Joseph Bessala

Medal record

Men's Boxing

Representing Cameroon

Olympic Games

All-Africa Games

= Joseph Bessala =

Cameroonian boxer (1941–2010)

Joseph Bessala (1 January 1941 – 25 April 2010) was a welterweight boxer from Cameroon.

==Amateur==
In 1965, Bessala won the All-Africa Games in Brazzaville, Republic of the Congo. He twice won the African Championships in welterweight: in 1966 in Lagos, Nigeria, (prevailing over Ghanaian, Eddie Blay in the final) and 1968 in Lusaka, Zambia, where he prevailed in the final fight over the Zambian, Julius Luipa, whom he beat again at the Olympic Games. He won the silver medal at the 1968 Olympic Games in Mexico City. In the final, he lost to East Germany's Manfred Wolke.

=== Amateur highlights ===
- 1965 won the All-Africa Games in Brazzaville, Congo. Beat in the final Issake Dabore (Niger) by TKO-2.
- 1966 won the African Championships in Lagos, Nigeria. Beat Eddie Blay (Ghana) in the final.
- 1968 won the African Championships in Lusaka, Zambia. Beat Julius Luipa (Zambia) in the final.

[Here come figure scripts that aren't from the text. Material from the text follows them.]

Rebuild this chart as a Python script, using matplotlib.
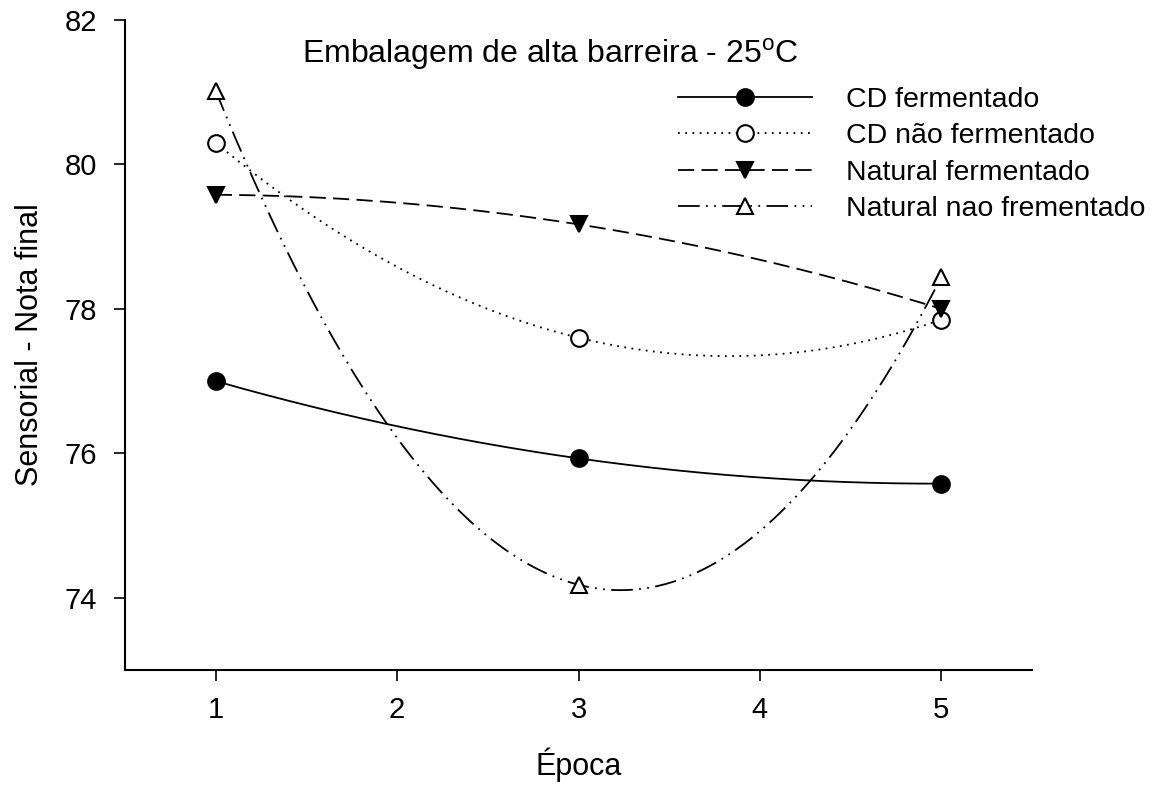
import matplotlib
matplotlib.use("Agg")
import matplotlib.pyplot as plt
import numpy as np

# Sensory scores per storage period (high-barrier packaging, 25 C)
epoca = [1, 3, 5]
cd_fermentado = [77.0, 75.93, 75.58]
cd_nao_fermentado = [80.3, 77.6, 77.85]
natural_fermentado = [79.58, 79.17, 78.0]
natural_nao_fermentado = [81.02, 74.18, 78.44]

labels = ["CD fermentado", "CD não fermentado",
          "Natural fermentado", "Natural nao frementado"]
x_ticks = [1, 2, 3, 4, 5]
y_ticks = [74, 76, 78, 80, 82]

plt.rcParams['font.family'] = ['Liberation Sans', 'DejaVu Sans']
plt.rcParams['mathtext.fontset'] = 'custom'
plt.rcParams['mathtext.rm'] = 'Liberation Sans'

fig = plt.figure(figsize=(11.64, 7.87), dpi=100)
ax = fig.add_axes([0.1074, 0.1487, 0.7792, 0.8259])

series = [
    (cd_fermentado, dict(linestyle='-', marker='o', mfc='black')),
    (cd_nao_fermentado, dict(linestyle=(0, (1, 3)), marker='o', mfc='white')),
    (natural_fermentado, dict(linestyle=(0, (9, 4)), marker='v', mfc='black')),
    (natural_nao_fermentado, dict(linestyle=(0, (12, 3.5, 1, 3.5, 1, 3.5)), marker='^', mfc='white')),
]

x_fine = np.linspace(1, 5, 300)
handles = []
for (vals, style), lab in zip(series, labels):
    # quadratic regression line through the three periods
    coef = np.polyfit(epoca, vals, 2)
    ax.plot(x_fine, np.polyval(coef, x_fine), color='black', lw=1.3,
            linestyle=style['linestyle'], zorder=2)
    ax.plot(epoca, vals, linestyle='none', marker=style['marker'], ms=12,
            mfc=style['mfc'], mec='black', mew=1.5, zorder=3)
    h, = ax.plot([], [], color='black', lw=1.3, linestyle=style['linestyle'],
                 marker=style['marker'], ms=12, mfc=style['mfc'], mec='black', mew=1.5)
    handles.append(h)

ax.set_xlim(0.5, 5.5)
ax.set_ylim(73, 82)
ax.set_xticks(x_ticks)
ax.set_yticks(y_ticks)
ax.tick_params(axis='both', direction='out', length=8, width=1.2, labelsize=21)
ax.tick_params(axis='x', pad=11)
ax.tick_params(axis='y', pad=12)
for side in ['top', 'right']:
    ax.spines[side].set_visible(False)
for side in ['left', 'bottom']:
    ax.spines[side].set_linewidth(1.5)

ax.set_xlabel('Época', fontsize=22, labelpad=17)
ax.set_ylabel('Sensorial - Nota final', fontsize=22, labelpad=14)

ax.text(0.4686, 0.934, r'Embalagem de alta barreira - 25$^{\mathrm{o}}$C', transform=ax.transAxes,
        ha='center', va='baseline', fontsize=23)

ax.legend(handles, labels, loc='upper left', bbox_to_anchor=(0.570, 0.908),
          bbox_transform=fig.transFigure, frameon=False, fontsize=20.5,
          handlelength=4.7, handletextpad=1.2, labelspacing=0.37, borderpad=0,
          numpoints=1)

fig.savefig('out.png', dpi=100)
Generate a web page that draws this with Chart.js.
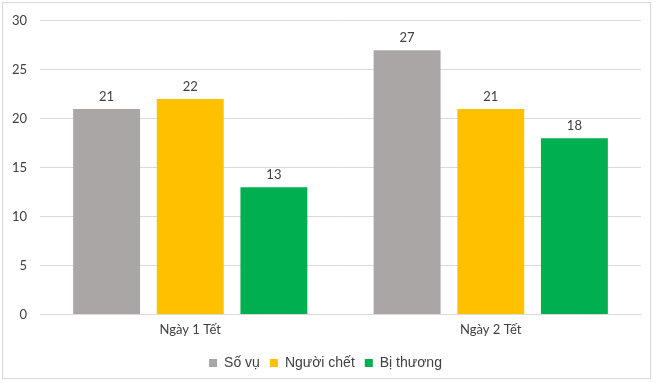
<!DOCTYPE html>
<html>
<head>
<meta charset="utf-8">
<script src="https://cdn.jsdelivr.net/npm/chart.js@4"></script>
<style>
  body { margin: 0; background: #fff; }
</style>
</head>
<body>
<canvas id="myChart" width="660" height="383"></canvas>
<script>
const categories = ['Ngày 1 Tết', 'Ngày 2 Tết']
const soVu = [21, 27]
const nguoiChet = [22, 21]
const biThuong = [13, 18]
const yTicks = [0, 5, 10, 15, 20, 25, 30]

// so lieu tren dau cot
const barLabels = {
    id: 'barLabels',
    afterDatasetsDraw(chart) {
        const ctx = chart.ctx
        ctx.save()
        ctx.font = '13px Lato, "DejaVu Sans", sans-serif'
        ctx.fillStyle = '#404040'
        ctx.textAlign = 'center'
        ctx.textBaseline = 'bottom'
        chart.data.datasets.forEach((ds, i) => {
            chart.getDatasetMeta(i).data.forEach((bar, j) => {
                ctx.fillText(ds.data[j], bar.x, bar.y - 6)
            })
        })
        ctx.restore()
    }
}

const frame = {
    id: 'frame',
    beforeDraw(chart) {
        const ctx = chart.ctx
        ctx.save()
        ctx.fillStyle = '#fff'
        ctx.fillRect(0, 0, chart.width, chart.height)
        ctx.strokeStyle = '#d9d9d9'
        ctx.lineWidth = 1
        ctx.strokeRect(2.5, 2.5, 648, 376)
        ctx.restore()
    }
}

const ctx = document.getElementById('myChart').getContext('2d')

const data = {
    labels: categories,
    datasets: [{
        label: 'Số vụ',
        data: soVu,
        backgroundColor: '#aaa6a5'
    },
    {
        label: 'Người chết',
        data: nguoiChet,
        backgroundColor: '#ffc000'
    },
    {
        label: 'Bị thương',
        data: biThuong,
        backgroundColor: '#00b050'
    }]
}

const config = {
    type: 'bar',
    data,
    options: {
        responsive: false,
        animation: false,
        categoryPercentage: 0.835,
        barPercentage: 0.8,
        layout: { padding: { left: 10, right: 19, top: 10, bottom: 3 } },
        plugins: {
            tooltip: { enabled: false },
            legend: {
                position: 'bottom',
                labels: {
                    boxWidth: 8,
                    boxHeight: 8,
                    padding: 10,
                    color: '#404040',
                    font: { family: '"Liberation Sans", Arial, sans-serif', size: 14 }
                }
            }
        },
        scales: {
            x: {
                grid: { display: false, drawTicks: false },
                border: { color: '#d9d9d9' },
                ticks: {
                    padding: 8,
                    color: '#404040',
                    font: { family: 'Lato, sans-serif', size: 13 }
                }
            },
            y: {
                min: 0,
                max: 30,
                afterFit(scale) { scale.width = 30 },
                afterBuildTicks(scale) { scale.ticks = yTicks.map(v => ({ value: v })) },
                grid: { color: '#d9d9d9', drawTicks: false },
                border: { display: false },
                ticks: {
                    padding: 13,
                    color: '#404040',
                    font: { family: 'Lato, sans-serif', size: 13 }
                }
            }
        }
    },
    plugins: [frame, barLabels]
}

const myChart = new Chart(ctx, config)
</script>
</body>
</html>
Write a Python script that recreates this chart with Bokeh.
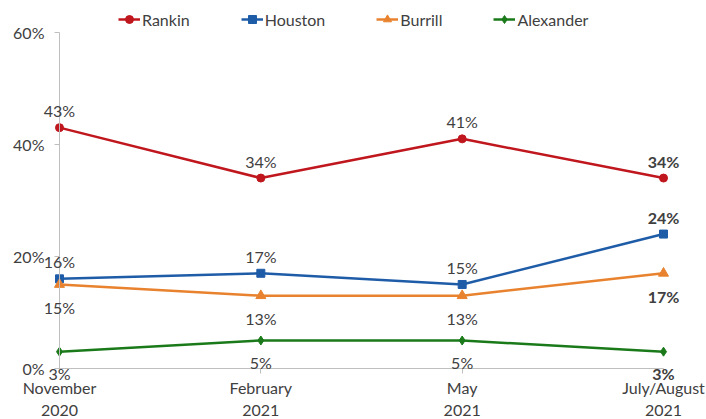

=== 1968 Olympic results ===
Below are the results of Joseph Bessala, a welterweight boxer from Cameroon, who competed at the 1968 Mexico City Olympics:

- Round of 64: bye
- Round of 32: defeated Luis Gonzales (Chile) on points, 5–0
- Round of 16: defeated Julius Luipa (Zambia) by a second-round knockout
- Quarterfinal: defeated Victor Zilberman (Romania) by a third-round technical knockout
- Semifinal: defeated Mario Guilloti (Argentina) on points, 5–0
- Final: lost to Manfred Wolke (East Germany) on points, 1-4 (was awarded silver medal)

==Professional==
In October, Bessala started his professional career with a victory, where he defeated the Belgium's Jean-Pierre Heirmann with a first-round technical knockout. Six victories, one draw, and yet another five victories followed. In November 1974, the last victory over Eddie Blay from Ghana, who had won the bronze medal in the class of super lightweight in 1964, gained Bessala the African title in the welterweight class. The title was taken from him by Salem Ouedraogo from the Côte d'Ivoire in January 1976. After a longer break, Bessala gained back the African title from his fellow countryman, Bechir Boundka in June 1978. He aimed to defend this title again in his 16th fight, but Mimoun Mohatar from Morocco knocked him out in the 12th round in December 1978. Bessala retired from boxing shortly thereafter.